Because the National Compensation Survey data is a model based on sampling, not actual collected data, like the census. That's why they call their database "Modeled Wage Estimates". Estimates and models are not useful in actual analysis.
I have a feeling you got this from a news broadcast, or a Bernie Sanders talking point...so I feel it is my duty to actually do the math to show you how stupid (and incorrect) this argument is. Let's look at US Census Bureau figures, shall we?
The middle 20% of wage earners earns between $45,000 and $69,999. This places them in the 25% lowered to 22% tax bracket, an average annual tax savings of $1350. A weekly tax break of $25.96.
The top 20% earns between $115,000 and $500,000+ (the highest bracket). This places them in 4 different tax brackets:
$115,000-$157,500 at 28% dropped to 24%, $4600 tax break ($88 per week)
$157,500-$200,000 at 33% dropped to 32%, $1575 tax break ($30 per week)
$200,000-$500,000 at 33-35% leveled off at 35%, $0 tax break
$500,000+ 39% and is now 37%, $10000 tax break ($192 per week)

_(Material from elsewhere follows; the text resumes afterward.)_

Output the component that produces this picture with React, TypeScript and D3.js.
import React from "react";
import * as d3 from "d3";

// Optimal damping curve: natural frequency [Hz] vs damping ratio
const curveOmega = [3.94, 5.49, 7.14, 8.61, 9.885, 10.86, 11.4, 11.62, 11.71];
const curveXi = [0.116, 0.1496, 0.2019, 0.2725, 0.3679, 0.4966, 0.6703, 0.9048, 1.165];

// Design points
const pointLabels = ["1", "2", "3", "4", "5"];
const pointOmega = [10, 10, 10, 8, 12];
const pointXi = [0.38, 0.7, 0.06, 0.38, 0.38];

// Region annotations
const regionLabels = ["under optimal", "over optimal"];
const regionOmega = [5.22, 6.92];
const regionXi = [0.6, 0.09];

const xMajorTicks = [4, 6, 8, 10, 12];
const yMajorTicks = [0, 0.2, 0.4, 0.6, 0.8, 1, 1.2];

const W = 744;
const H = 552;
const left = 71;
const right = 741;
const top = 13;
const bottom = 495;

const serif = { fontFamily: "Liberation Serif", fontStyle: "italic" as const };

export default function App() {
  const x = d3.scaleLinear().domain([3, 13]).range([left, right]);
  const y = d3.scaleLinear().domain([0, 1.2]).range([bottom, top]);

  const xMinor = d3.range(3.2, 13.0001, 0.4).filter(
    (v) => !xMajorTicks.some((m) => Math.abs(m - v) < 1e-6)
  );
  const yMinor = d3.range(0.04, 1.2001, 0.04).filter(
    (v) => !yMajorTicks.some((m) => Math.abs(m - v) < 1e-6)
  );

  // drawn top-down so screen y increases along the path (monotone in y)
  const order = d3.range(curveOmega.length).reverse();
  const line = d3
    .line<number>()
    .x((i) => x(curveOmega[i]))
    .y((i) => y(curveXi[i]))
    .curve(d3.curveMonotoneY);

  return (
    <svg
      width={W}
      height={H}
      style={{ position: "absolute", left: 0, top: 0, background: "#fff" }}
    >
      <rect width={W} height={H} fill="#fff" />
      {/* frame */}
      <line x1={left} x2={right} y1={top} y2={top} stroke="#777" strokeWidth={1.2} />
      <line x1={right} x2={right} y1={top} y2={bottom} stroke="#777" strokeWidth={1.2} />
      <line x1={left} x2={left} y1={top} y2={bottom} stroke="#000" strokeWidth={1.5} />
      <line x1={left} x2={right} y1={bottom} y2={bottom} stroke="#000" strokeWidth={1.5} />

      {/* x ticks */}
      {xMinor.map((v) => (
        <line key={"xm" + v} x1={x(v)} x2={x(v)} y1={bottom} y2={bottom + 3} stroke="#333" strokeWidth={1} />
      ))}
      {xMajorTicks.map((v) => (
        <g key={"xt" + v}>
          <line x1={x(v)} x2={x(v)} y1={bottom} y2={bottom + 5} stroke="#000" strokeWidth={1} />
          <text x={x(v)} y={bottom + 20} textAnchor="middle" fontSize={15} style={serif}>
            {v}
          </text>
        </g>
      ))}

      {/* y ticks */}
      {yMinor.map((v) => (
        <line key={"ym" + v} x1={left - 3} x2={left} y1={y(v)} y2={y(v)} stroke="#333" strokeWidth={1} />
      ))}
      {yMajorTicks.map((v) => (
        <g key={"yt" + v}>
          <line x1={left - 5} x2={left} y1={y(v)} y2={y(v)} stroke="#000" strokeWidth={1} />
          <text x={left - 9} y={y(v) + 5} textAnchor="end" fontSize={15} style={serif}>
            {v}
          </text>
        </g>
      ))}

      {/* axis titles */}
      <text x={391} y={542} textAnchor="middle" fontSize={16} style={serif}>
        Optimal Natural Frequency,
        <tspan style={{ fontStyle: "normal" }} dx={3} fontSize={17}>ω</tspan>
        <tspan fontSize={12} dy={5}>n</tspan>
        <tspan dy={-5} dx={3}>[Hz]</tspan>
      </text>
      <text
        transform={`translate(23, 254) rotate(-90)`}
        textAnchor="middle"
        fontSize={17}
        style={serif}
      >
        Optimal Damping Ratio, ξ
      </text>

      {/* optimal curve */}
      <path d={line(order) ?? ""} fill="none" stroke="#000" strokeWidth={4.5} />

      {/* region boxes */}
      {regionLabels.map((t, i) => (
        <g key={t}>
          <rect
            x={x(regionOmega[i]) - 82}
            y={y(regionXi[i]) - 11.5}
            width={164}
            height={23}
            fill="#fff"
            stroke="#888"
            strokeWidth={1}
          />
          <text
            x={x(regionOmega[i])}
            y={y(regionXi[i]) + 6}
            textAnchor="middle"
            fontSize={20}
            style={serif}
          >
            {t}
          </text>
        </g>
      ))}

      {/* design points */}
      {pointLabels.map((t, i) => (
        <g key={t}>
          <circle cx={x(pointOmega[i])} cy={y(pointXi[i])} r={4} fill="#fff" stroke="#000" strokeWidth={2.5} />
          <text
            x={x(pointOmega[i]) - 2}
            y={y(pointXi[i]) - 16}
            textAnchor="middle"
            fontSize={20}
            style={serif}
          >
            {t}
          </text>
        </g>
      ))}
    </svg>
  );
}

Congratulations, every single figure in your meme was wrong. What else can we expect from the left leaning Tax Policy Center (a joint project of the left-leaning Brookings Institution and the Urban Institute). Neither your meme nor the Tax Policy Center acknowledge the complexity of the tax code and that the percentages given do not reflect a single tax bracket. Why not make some statement about the lowest 20% getting no tax break at all? The reason is obvious though, because of earned income credits and other tax incentives, the lowest bracket received more in refunds than they pay in taxes, and that would mess up your cute little jab.
Those at the top pay 1.5 times more in taxes every month, than the middle 20% pays all year.
Do you know who should be pissed? Those in the $200,000-500,000 tax bracket saw a 2% tax INCREASE, and they're part of your 20% top wage earners.
More proof that the left can't meme.....or math, apparently.